Christmas a National Holiday?

Why is Christmas a national holiday in the USA? I mean what is the logic? No other Christian holiday is a federal holiday. Easter Monday is a holiday in Canada. But not here. The Feast of St. John the Baptist? St. Swithin’s Day?

And what about other religions FTM? Passover? Ramadan? The Hindu Festival of Lights?

And since this is GD, I also have to ask. Should it be a national holiday?

:):):):):slight_smile:

It’s a holiday in the United States because so many people celebrate it and would want a day off anyway.

It’s a national holiday in India too. Go figure.

As for how it should be dealt with… there are many possible religious holidays; one proposal is not to make any of them compulsory, instead to let each individual pick their own, up to a certain maximum, that way offices should be able to stay open most of the time if there are enough diverse personnel.

It’s a relatively recent change as well - for a long time, Christmas was not an official holiday at all in Massachusetts for example (that changed in 1856)

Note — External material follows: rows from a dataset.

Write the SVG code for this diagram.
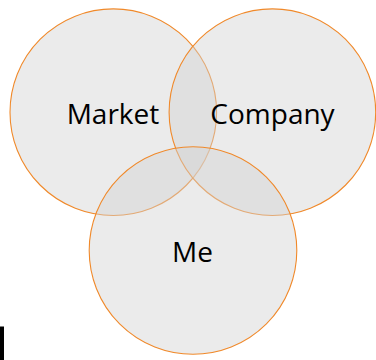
<svg xmlns="http://www.w3.org/2000/svg" width="376" height="360" viewBox="0 0 376 360">
<style>
.c{fill:#d3d3d3;fill-opacity:0.45;stroke:#f0892a;stroke-width:1.1}
.t{font-family:"Open Sans","Noto Sans",sans-serif;font-size:28px;fill:#000;text-anchor:middle}
</style>
<rect width="376" height="360" fill="#fff"/>
<g id="market"><circle class="c" cx="113.3" cy="112.2" r="103.3"/><text class="t" x="113" y="124">Market</text></g>
<g id="company"><circle class="c" cx="272.4" cy="112.2" r="103.3"/><text class="t" x="272.5" y="124">Company</text></g>
<g id="me"><circle class="c" cx="193" cy="250.5" r="103.8"/><text class="t" x="192.5" y="262">Me</text></g>
<g id="connectors"></g>
<rect x="0" y="326.5" width="4" height="33.5" fill="#000"/>
</svg>
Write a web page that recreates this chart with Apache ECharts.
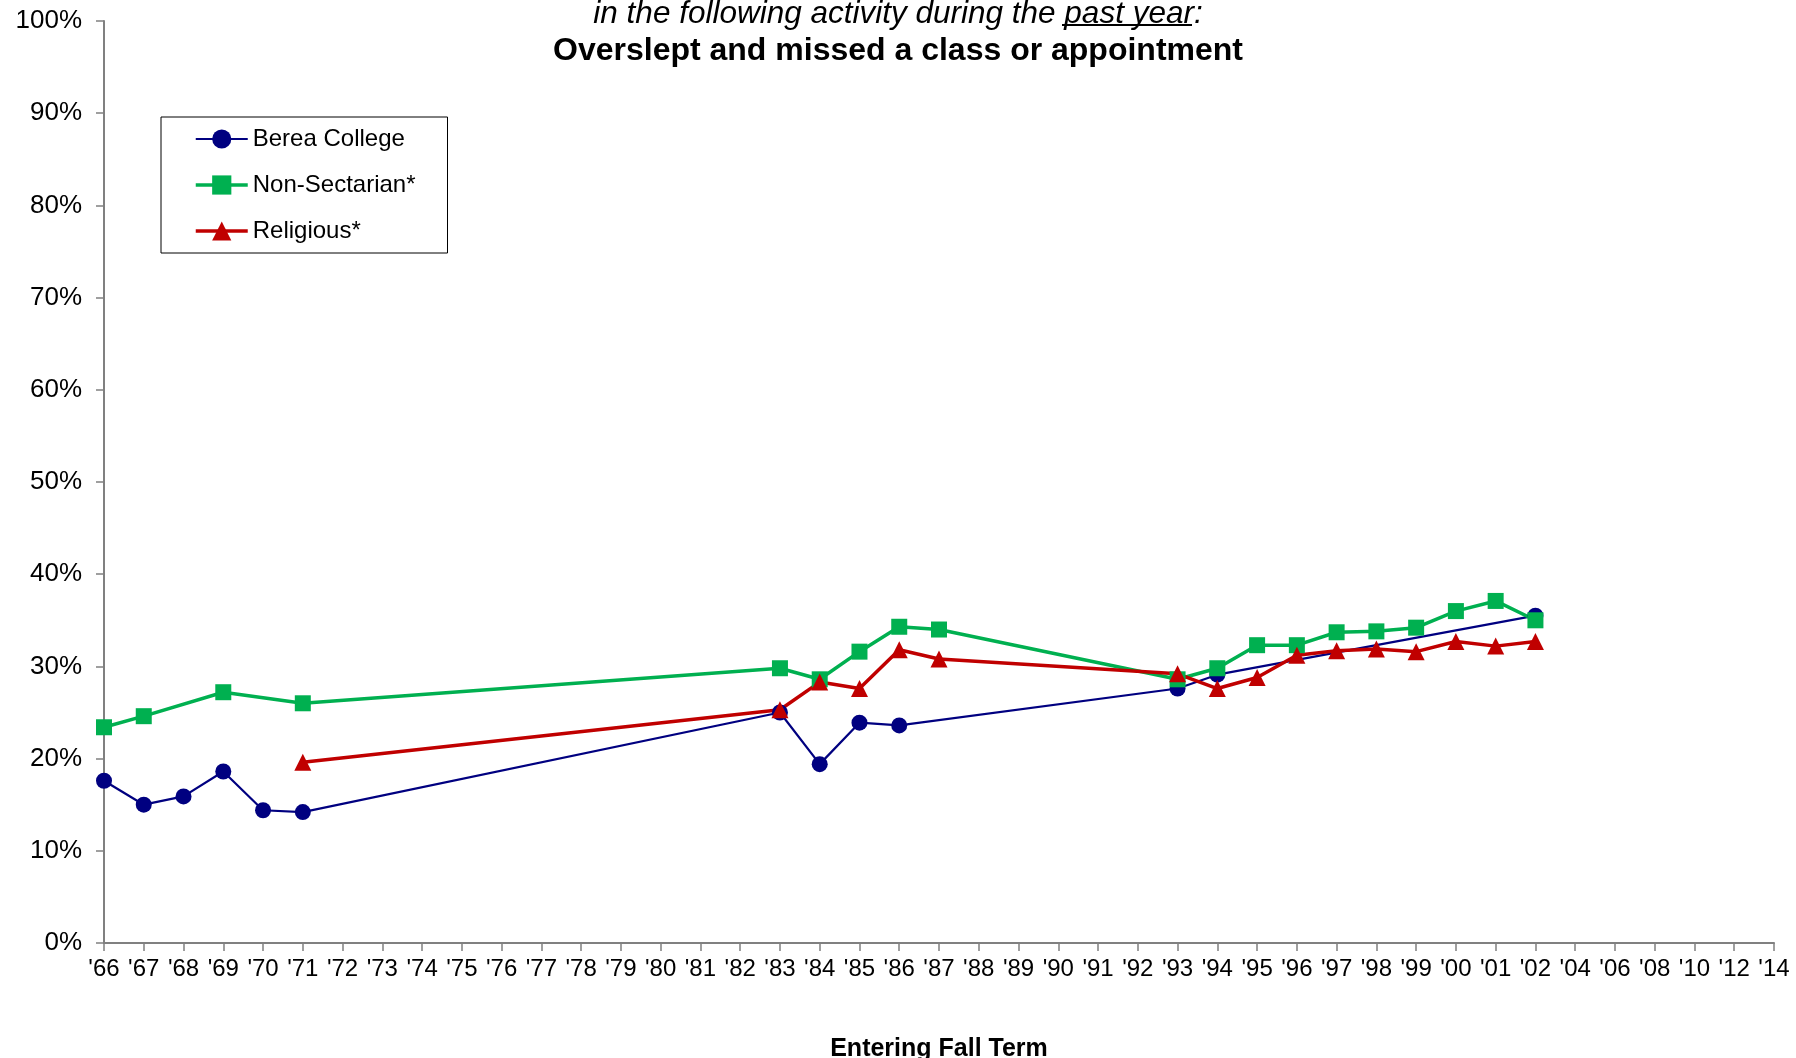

It is of course not a national holiday in Thailand. But when I worked at the Bangkok Post, but the were so many Western staff that the newspaper treated it as a paid holiday if it fell during the week. That was a nice gesture.

1856 is not a date most of us would consider relatively recent.

Well what are the legal consequences of something being a National Holiday? What does it legally affect other than federal employees?

It’s one of the two days the worldwide futures markets are almost completely closed as well.

Some facts, courtesy of the Wikipedia article on Federal holidays in the United States:

It’s so popular that most non-Christians I know celebrate it in one form or another. My high school was about 60% Jewish, and Yom Kippur and Rosh Hoshanah were always official school days off.

Pretty much every culture has a holiday around the winter solstice time.
The Romans had Saturnalia, ancient Egypt had Birth of Heru (Horus), ancient Greeks had the Great Dionysia Festival, Jews had Hanukkah, Druids had the Winter Festival, the Celtic tribes had Yuletide, etc.

And many new religions just carried on the holidays, renaming them or re-defining them to honor the latest god they were celebrating. Christianity just kind of did the same; Christ was not actually born at Christmas time, for example, it is just celebrated then. (Rather like the British Empire has a Queen’s Birthday celebration in June, months away from Queen Elizabeth’s actual birthday.)

I like Christmas. I don’t worship the Baby Jesus (or any other mythical creature), but the secular Christmas spirit is a nice thing to have around once a year. Besides, we don’t have enough holidays, and shopping is always better afterwards.

If voters want it to be a holiday, it should be a holiday.

Just to add Thanksgiving has been established nationally to give thanks to our Heavenly Father. So Christmas is not the only national holiday directly that has to do with God.

It’s surprisingly recent for people who imagine that Christmas was a governmentally sanctioned holiday back to the colonial days (and I suspect there are a lot of those). In 1856, my great-grandfather was alive, so it’s not that far away for me, either.

At any rate, I have no objection to Christmas being a national holiday - people aren’t going to show up to work anyway (I grew up in Pennsylvania, where the first day of deer season was a school holiday for much the same reason).

There are exactly zero national holidays in the United States. Congress can create federal holidays—days that federal government offices are closed. But that means nothing for private employers or state government offices. They can choose whether to give their employees the same days off or not.

Don’t be such a Grinch OP.

I live in Canada and assure you Easter Monday is not a holiday here. Good Friday is.

Christmas is usually a holiday because historically everyone wanted it to be and now everyone expects it to be. It’s no more complicated than that.

Nothing is so sacred in Australia as the sanctity of a holiday long weekend and so we have Good Friday and Easter Monday as gazetted public holidays in all states.

I am very surprised to learn that Easter isn’t celebrated in the US given it’s arguably a more significant day in the Christian calendar than Christmas.

It is (by Christians), it’s just not a federal holiday.

It’s on a Sunday, which is already a day off.